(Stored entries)
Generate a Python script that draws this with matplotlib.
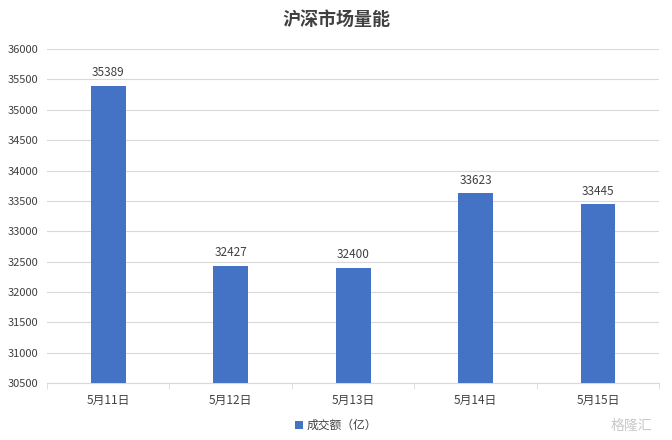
import matplotlib
matplotlib.use("Agg")
import matplotlib.pyplot as plt
import numpy as np

plt.rcParams['font.family'] = ['Noto Sans CJK SC', 'DejaVu Sans']

categories = ["5月11日", "5月12日", "5月13日", "5月14日", "5月15日"]
values = [35389, 32427, 32400, 33623, 33445]
series_name = "成交额（亿）"
title = "沪深市场量能"

fig = plt.figure(figsize=(6.72, 4.40), dpi=100)
ax = fig.add_axes([0.070, 0.1295, 0.911, 0.759])

x = np.arange(len(categories))
bars = ax.bar(x, values, width=0.285, color="#4472C4", label=series_name, zorder=3)

ax.set_ylim(30500, 36000)
ax.set_yticks(np.arange(30500, 36001, 500))
ax.set_xlim(-0.5, len(categories) - 0.5)
ax.set_xticks(x)
ax.set_xticklabels(categories)
ax.set_xticks(np.arange(-0.5, len(categories), 1), minor=True)
ax.tick_params(axis='x', which='major', length=0, pad=8, labelsize=8.5, colors="#404040")
ax.tick_params(axis='x', which='minor', length=4, color="#D9D9D9")
ax.tick_params(axis='y', length=0, labelsize=8, colors="#404040", pad=6)
ax.grid(axis='y', color="#D9D9D9", linewidth=0.8, zorder=0)
for s in ['top', 'right', 'left']:
    ax.spines[s].set_visible(False)
ax.spines['bottom'].set_color("#D9D9D9")

for xi, v in zip(x, values):
    ax.text(xi, v + 110, str(v), ha='center', va='bottom', fontsize=8.5, color="#404040")

fig.text(0.5, 0.955, title, ha='center', va='center', fontsize=13, fontweight='bold', color="#404040")

fig.legend(handles=[bars], labels=[series_name], loc='center', bbox_to_anchor=(0.5, 0.033),
           frameon=False, fontsize=8.5, handlelength=0.7, handleheight=0.7, handletextpad=0.3,
           labelcolor="#404040")

fig.text(0.97, 0.033, "格隆汇", ha='right', va='center', fontsize=10, color="#C8C8C8")

fig.savefig("out.png", dpi=100)
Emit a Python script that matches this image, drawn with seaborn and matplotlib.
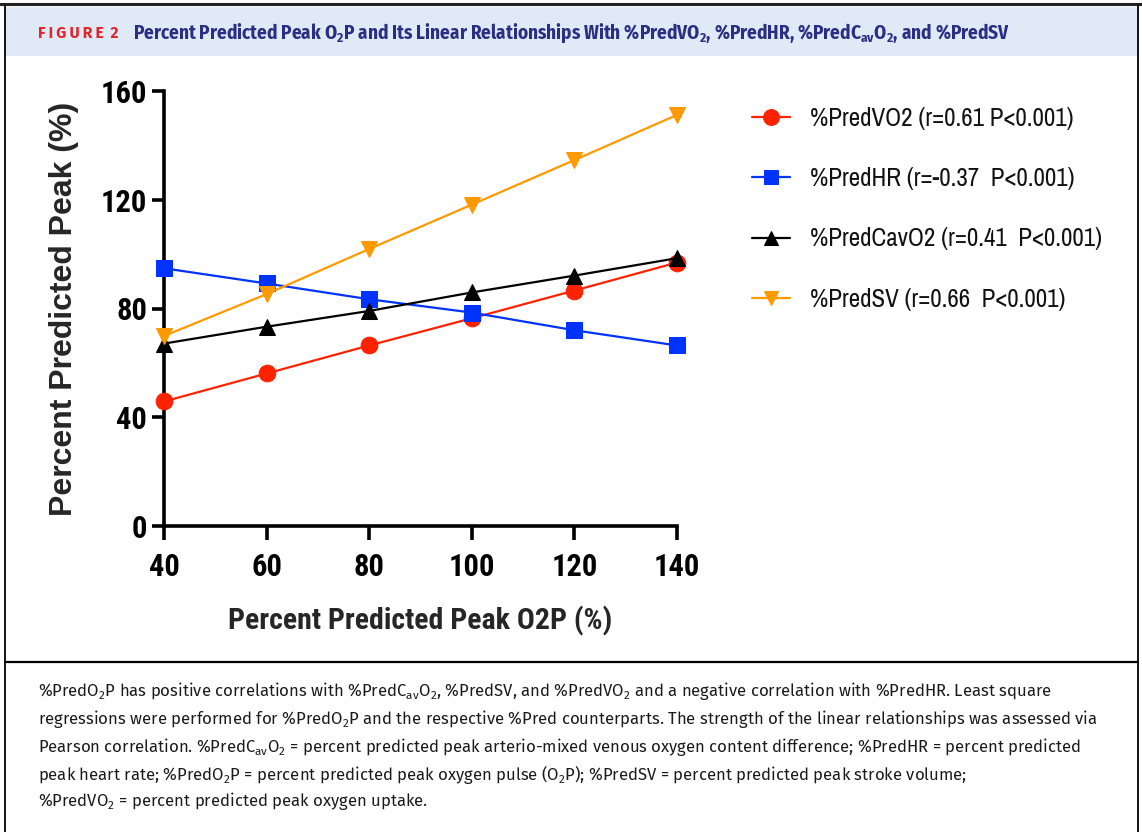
import matplotlib
matplotlib.use("Agg")
import matplotlib.pyplot as plt
import seaborn as sns
import pandas as pd
from matplotlib.patches import Rectangle
from matplotlib.lines import Line2D

# ---- data ----
x_vals = [40, 60, 80, 100, 120, 140]
pred_vo2 = [45.8, 56.1, 66.4, 76.4, 86.6, 96.9]
pred_hr = [94.8, 89.2, 83.4, 78.5, 72.0, 66.4]
pred_cavo2 = [67.1, 73.3, 79.1, 85.9, 92.1, 98.5]
pred_sv = [69.9, 85.3, 101.9, 118.2, 134.6, 151.2]
series_labels = ["%PredVO2 (r=0.61 P<0.001)",
                 "%PredHR (r=-0.37  P<0.001)",
                 "%PredCavO2 (r=0.41  P<0.001)",
                 "%PredSV (r=0.66  P<0.001)"]
x_ticks = [40, 60, 80, 100, 120, 140]
y_ticks = [0, 40, 80, 120, 160]

colors = ["#FF2200", "#0033FF", "#000000", "#FF9900"]
markers = ["o", "s", "^", "v"]
msizes = [12, 11, 11, 11]

COND = ["Roboto Condensed", "Archivo Narrow", "Liberation Sans", "DejaVu Sans"]
NARROW = ["Archivo Narrow", "Roboto Condensed", "Liberation Sans", "DejaVu Sans"]
ARIAL = ["Liberation Sans", "DejaVu Sans"]
FIRA = ["Fira Sans", "Open Sans", "DejaVu Sans"]
FIRAC = ["Fira Sans Condensed", "Roboto Condensed", "DejaVu Sans"]

sns.set_theme(style="ticks")
plt.rcParams["font.family"] = COND

fig = plt.figure(figsize=(11.42, 8.32), dpi=100)
W, H = 1142, 832

def fx(px):
    return px / W

def fy(py):
    return 1 - py / H

# ---- frame / header ----
fig.add_artist(Rectangle((fx(5), fy(56)), fx(1133), fy(7) - fy(56), transform=fig.transFigure,
                         facecolor="#DFEAF6", edgecolor="none", zorder=0))
fig.add_artist(Line2D([fx(0), fx(1142)], [fy(3.5), fy(3.5)], transform=fig.transFigure, color="#222222", lw=2.2))
fig.add_artist(Line2D([fx(5), fx(5)], [fy(5), fy(832)], transform=fig.transFigure, color="black", lw=1.3))
fig.add_artist(Line2D([fx(1138), fx(1138)], [fy(5), fy(832)], transform=fig.transFigure, color="black", lw=1.3))
fig.add_artist(Line2D([fx(5), fx(1138)], [fy(662), fy(662)], transform=fig.transFigure, color="black", lw=1.6))

fig.text(fx(38), fy(33), "F\u2009I\u2009G\u2009U\u2009R\u2009E\u2009 2", color="#E3242B", fontsize=11.2,
         fontweight="bold", va="center", ha="left", family=FIRA)
fig.text(fx(133), fy(33),
         r"Percent Predicted Peak O$_\mathregular{2}$P and Its Linear Relationships With %PredVO$_\mathregular{2}$, "
         r"%PredHR, %PredC$_\mathregular{av}$O$_\mathregular{2}$, and %PredSV",
         color="#2B2E83", fontsize=13.8, fontweight="bold", va="center", ha="left", family=FIRAC)

# ---- chart ----
ax = fig.add_axes([fx(164), fy(526), fx(677) - fx(164), fy(91) - fy(526)])
df = pd.DataFrame({"x": x_vals * 4,
                   "y": pred_vo2 + pred_hr + pred_cavo2 + pred_sv,
                   "series": sum([[s] * len(x_vals) for s in series_labels], [])})
for lab, c, m, ms in zip(series_labels, colors, markers, msizes):
    sub = df[df["series"] == lab]
    sns.lineplot(data=sub, x="x", y="y", ax=ax, color=c, marker=m, markersize=ms,
                 markeredgecolor=c, linewidth=1.6, label=lab, clip_on=False, zorder=3)

ax.set_xlim(40, 140)
ax.set_ylim(0, 160)
ax.set_xticks(x_ticks)
ax.set_yticks(y_ticks)
for s in ["top", "right"]:
    ax.spines[s].set_visible(False)
for s in ["left", "bottom"]:
    ax.spines[s].set_linewidth(2.6)
    ax.spines[s].set_color("black")
ax.tick_params(axis="y", length=9, width=2.6, pad=3, labelsize=22, colors="black")
ax.tick_params(axis="x", length=10, width=2.6, pad=9, labelsize=22, colors="black")
for t in ax.get_xticklabels() + ax.get_yticklabels():
    t.set_fontweight("bold")
ax.set_xlabel("Percent Predicted Peak O2P (%)", fontsize=21.5, fontweight="bold", labelpad=17)
ax.set_ylabel("Percent Predicted Peak (%)", fontsize=23, fontweight="bold", labelpad=16,
              family=ARIAL)
ax.set_facecolor("none")

leg = ax.legend(loc="upper left", bbox_to_anchor=(fx(739), fy(94)), bbox_transform=fig.transFigure,
                frameon=False, handlelength=1.55, handletextpad=0.8,
                labelspacing=1.5, borderpad=0, markerscale=0.95,
                prop={"family": NARROW, "size": 18})
for t in leg.get_texts():
    t.set_color("#111111")

# ---- caption ----
cap_lines = [
    r"%PredO$_\mathregular{2}$P has positive correlations with %PredC$_\mathregular{av}$O$_\mathregular{2}$, %PredSV, and %PredVO$_\mathregular{2}$ and a negative correlation with %PredHR. Least square",
    r"regressions were performed for %PredO$_\mathregular{2}$P and the respective %Pred counterparts. The strength of the linear relationships was assessed via",
    r"Pearson correlation. %PredC$_\mathregular{av}$O$_\mathregular{2}$ = percent predicted peak arterio-mixed venous oxygen content difference; %PredHR = percent predicted",
    r"peak heart rate; %PredO$_\mathregular{2}$P = percent predicted peak oxygen pulse (O$_\mathregular{2}$P); %PredSV = percent predicted peak stroke volume;",
    r"%PredVO$_\mathregular{2}$ = percent predicted peak oxygen uptake.",
]
cap_y = [691, 719, 747, 774, 801]
for line, yy in zip(cap_lines, cap_y):
    fig.text(fx(38), fy(yy), line, fontsize=12, color="#1a1a1a", va="center", ha="left",
             family=FIRA)

fig.savefig("out.png", dpi=100)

* Exercise requirements:
Filter the data for the string "Python" and copy every line that has it.

* Response:
Generate a Python script that draws this with matplotlib.
Emit a Python script that matches this image, drawn with seaborn and matplotlib.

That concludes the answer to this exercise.